PART FIVE: NOT A LOCAL BAND ANYMORE
"Early on we decided that our goal was to make it to David Letterman. This would involve getting signed to a major label. We didn't know about these labels but carefully set about trying to find one that was cool. There were a few that were nice. But most of them didn't feel right. We needed a label that would allow us to keep doing what we were doing: play live shows with symphony orchestras and ballet dancers, tour the country on our own, and write music that we liked. And give us lots of money. We didn't think that this would be asking too much. We then found Breaking Records, run by John Caldwell and Rusty Harmon, and owned by Atlantic Records. They weren't sure about the "lots of money" part but they liked what we did and wanted us to keep doing it, and have done just that so far. They wanted us to have an album out by the end of 1998, so we went into the studio in early May of that year.
"Brad Jones is one of the most Zen people I have ever met. I don't even know what the word 'Zen' means. But Brad should be included in the definition. He's in his thirties, very good looking, produces some records (Jill Sobule, Imperial Drag), plays with some bands (Jill Sobule, Matthew Sweet) and never gets angry. And he loves pie. Needless to say he did a great job producing our first major label release, Magazine. People wondered whether it was the label's doing that the songs on Magazine were much heavier and faster, much more pop and rock. Fans wondered where the heavy distortion and racing tempos came from. They came from Brad. And we loved it. I wish that everyone could have been in the studio with Evan Bivins when Brad started cracking the whip on him--'faster! Louder! Heavier!' Evan was dissolving into a wall of sweat. And the stench! I've never smelled so much hard work before in my life. Brad brought the plodding song 'Come Out Clean' to life, but stripped down the delicate 'Cathedrals' to simple guitar and strings and vocal. We enjoyed our time in the big studio.
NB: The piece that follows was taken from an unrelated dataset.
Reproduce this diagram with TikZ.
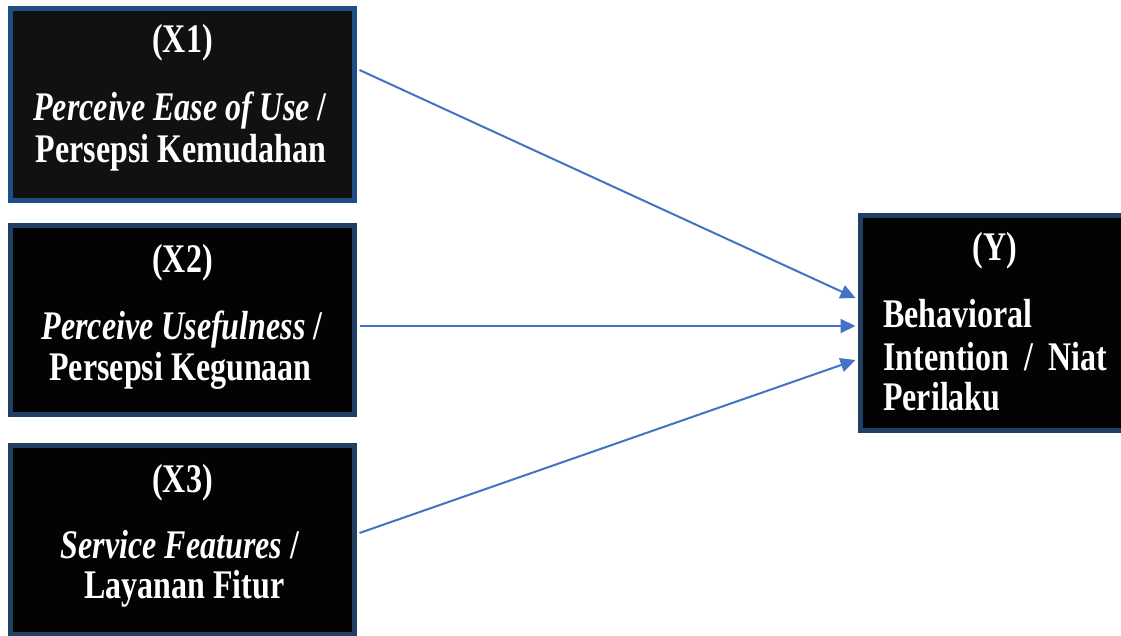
\documentclass[tikz,border=0pt]{standalone}
\usepackage{graphicx}
\usepackage{fontspec}
\setmainfont{Liberation Serif}
\usetikzlibrary{arrows.meta}
\definecolor{borderA}{HTML}{1F4E86}
\definecolor{borderB}{HTML}{203F63}
\definecolor{fillA}{HTML}{111111}
\definecolor{fillB}{HTML}{030303}
\definecolor{arrowc}{HTML}{4472C4}
\newcommand{\tallt}[1]{\scalebox{1}[1.27]{#1}}
\tikzset{
  varbox/.style={draw=borderB, fill=fillB, line width=5pt, inner sep=0pt, rectangle},
  lbl/.style={text=white, font=\fontsize{32}{38}\selectfont\bfseries, inner sep=0pt, anchor=base},
  lblw/.style={text=white, font=\fontsize{32}{38}\selectfont\bfseries, inner sep=0pt, anchor=base west},
  link/.style={draw=arrowc, line width=2pt, -{Triangle[length=15pt,width=14pt]}}
}
\begin{document}
\begin{tikzpicture}[x=1pt,y=-1pt]
\useasboundingbox (0,0) rectangle (1121,635);
\clip (0,0) rectangle (1121,635);
\node[varbox, draw=borderA, fill=fillA, minimum width=344pt, minimum height=192pt] (x1) at (182.5,104.5) {};
\node[varbox, minimum width=344pt, minimum height=189pt] (x2) at (182.5,320) {};
\node[varbox, minimum width=344pt, minimum height=189pt] (x3) at (182.5,540) {};
\node[varbox, minimum width=267.5pt, minimum height=215pt] (y) at (994.25,323) {};
% texts X1
\node[lbl] (t1a) at (182.5,52) {\tallt{(X1)}};
\node[lbl] (t1b) at (180,120) {\tallt{\textit{Perceive Ease of Use} /}};
\node[lbl] (t1c) at (181,162) {\tallt{Persepsi Kemudahan}};
% texts X2
\node[lbl] (t2a) at (182.5,272) {\tallt{(X2)}};
\node[lbl] (t2b) at (182,339) {\tallt{\textit{Perceive Usefulness} /}};
\node[lbl] (t2c) at (180.5,380) {\tallt{Persepsi Kegunaan}};
% texts X3
\node[lbl] (t3a) at (182.5,492) {\tallt{(X3)}};
\node[lbl] (t3b) at (180,558) {\tallt{\textit{Service Features} /}};
\node[lbl] (t3c) at (184.5,598) {\tallt{Layanan Fitur}};
% texts Y
\node[lbl] (tya) at (995,260) {\tallt{(Y)}};
\node[lblw] (tyb) at (883,327) {\tallt{Behavioral}};
\node[lblw] (tyc) at (883,370) {\tallt{\makebox[224pt][s]{Intention / Niat}}};
\node[lblw] (tyd) at (883,410) {\tallt{Perilaku}};
% links
\draw[link] ([xshift=2.5pt,yshift=34.5pt]x1.east) -- ([xshift=-2.5pt,yshift=25pt]y.west);
\draw[link] ([xshift=2.5pt,yshift=-6pt]x2.east) -- ([xshift=-2.5pt,yshift=-3pt]y.west);
\draw[link] ([xshift=2.5pt,yshift=7pt]x3.east) -- ([xshift=-2.5pt,yshift=-37pt]y.west);
\end{tikzpicture}
\end{document}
"We had a grand party when Magazine came out. It was fun. We all went to a friend's house at the beach and sipped martinis. We wore tuxedos. I wore traditional formal Scottish wear, including the kilt, and excluding the underwear. The very next day we went on a month-long tour with Hootie and the Blowfish. They had just released their third album. The gentlemen in the Blowfish (no, Darius Rucker's name is not 'Hootie') are the nicest guys in the world. They have helped us and supported us for years. And they took us for the first time to the West Coast, a dream of ours. We had never been. For that tour we had to fly from NYC to LA, while our good friend and sometime bodyguard Nathan Baerreis drove the 3500+ miles with our beloved Park n' Fly to the west, where we were to meet him. He became rather upset halfway through his trek because he hit an elk driving late one night. He was upset because he didn't like killing animals and he put a nasty dent in the vehicle, but when we met up with him in LA he offered us days and days worth of elk burgers. So we forgave him.
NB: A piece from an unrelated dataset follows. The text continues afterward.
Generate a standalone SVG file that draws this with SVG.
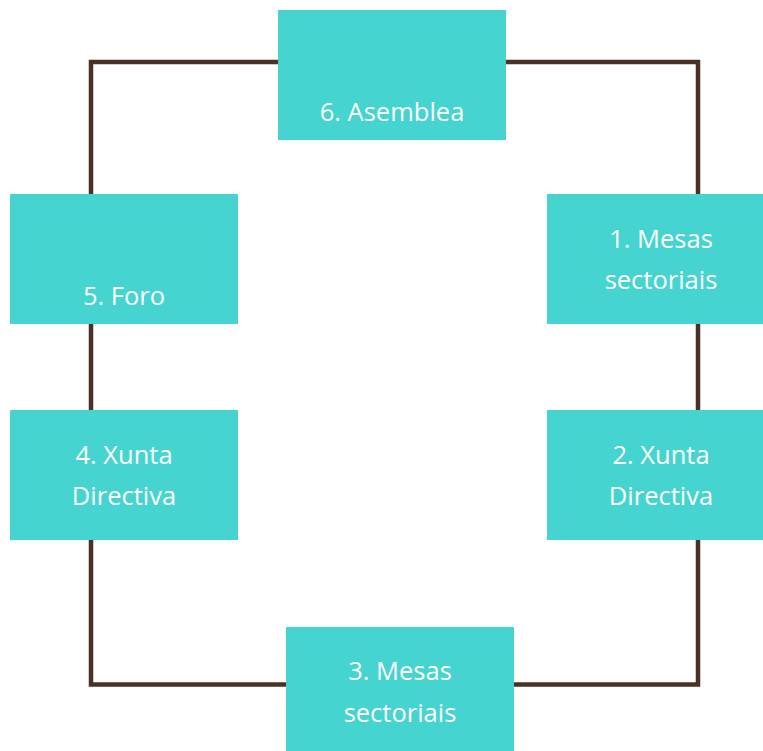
<svg xmlns="http://www.w3.org/2000/svg" width="763" height="751" viewBox="0 0 763 751">
<style>
.box{fill:#45d4cf}
.lbl{fill:#ffffff;font-family:"Open Sans","Liberation Sans",sans-serif;font-size:25.5px;text-anchor:middle}
.conn{fill:none;stroke:#4a3127;stroke-width:4.5;stroke-linejoin:miter}
</style>
<rect width="763" height="751" fill="#ffffff"/>
<g id="connectors">
<path class="conn" d="M91 62 H698 V684.5 H91 Z"/>
</g>
<g id="node6">
<rect class="box" x="278" y="10" width="228" height="130"/>
<text class="lbl" x="392" y="120.5">6. Asemblea</text>
</g>
<g id="node1">
<rect class="box" x="547" y="194" width="228" height="130"/>
<text class="lbl" x="661" y="247.5">1. Mesas</text>
<text class="lbl" x="661" y="289">sectoriais</text>
</g>
<g id="node5">
<rect class="box" x="10" y="194" width="228" height="130"/>
<text class="lbl" x="124" y="305">5. Foro</text>
</g>
<g id="node4">
<rect class="box" x="10" y="410" width="228" height="130"/>
<text class="lbl" x="124" y="464">4. Xunta</text>
<text class="lbl" x="124" y="505">Directiva</text>
</g>
<g id="node2">
<rect class="box" x="547" y="410" width="228" height="130"/>
<text class="lbl" x="661" y="464">2. Xunta</text>
<text class="lbl" x="661" y="505">Directiva</text>
</g>
<g id="node3">
<rect class="box" x="286" y="627" width="228" height="130"/>
<text class="lbl" x="400" y="680">3. Mesas</text>
<text class="lbl" x="400" y="721.5">sectoriais</text>
</g>
</svg>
"In the winter of 1999 we flew to Paris, France, and did a two-week long stint in a club called Chesterfield's Café. It was a French club that served 'American' foods like hamburgers avec chornicons and burritos avec crème fraise. The waitstaff grew to love us almost as much as we grew to love them. We were warned that the French crowds would not listen to us play, that we were there to be background music, but every night our little Parisian crowds grew. We had them dancing, even. Our correspondent Ward Williams spoke beautiful French but he was shy most of the time, so I was forced to make remarks like 'We love ourselves very much!' and 'our Meat is lovely!' to our new fans. For the first week we enjoyed the company of a temporary road manager in Michael Winger, an old friend of Ward's and mine, who acted as liaison and helped us get things done. One night we went dancing with the beautiful Lebanese girls Dana and Muriel, to a 'gay soiree' that was very steamy and French, but after that night the girls had to leave and we haven't seen them since. If anyone knows how to find those beautiful Lebanese girls, please tell us.
"In France we stayed just down the street from the Moulin Rouge. Always close to those whores, we always say. But also close to the Sacre Coeur, one of the loveliest churches where we attended Mass sung in French and played on a zither. We were photographed by a Paris rock and roll magazine, and generally fell in love with the city. We cannot wait to return.
"The rest of 1999 brought us farther and farther from South Carolina, and closer and closer to being a 'national band', which we've always wanted. But home is where the heart is, oui? And many times our home has been an airport shuttle bus, and our fans have been the extended family. We do lead charmed lives.
"Even now you might have looked for this webpage because you heard the song 'Cathedrals' in your local IKEA. Or you may have seen us on tour with your favorite band Guster, or 7Mary3, or Rusted Root, or the Marvelous 3, or even Hootie. We're glad to have you here. We're a band that's been together for more than six years now, a band that calls Charleston, SC, it's home. You'll find us playing at festivals and rock clubs and hear us on radio stations. We dream of being your favorite rock and roll band but we know that it might take a little while. We're still learning. We still have lots to learn."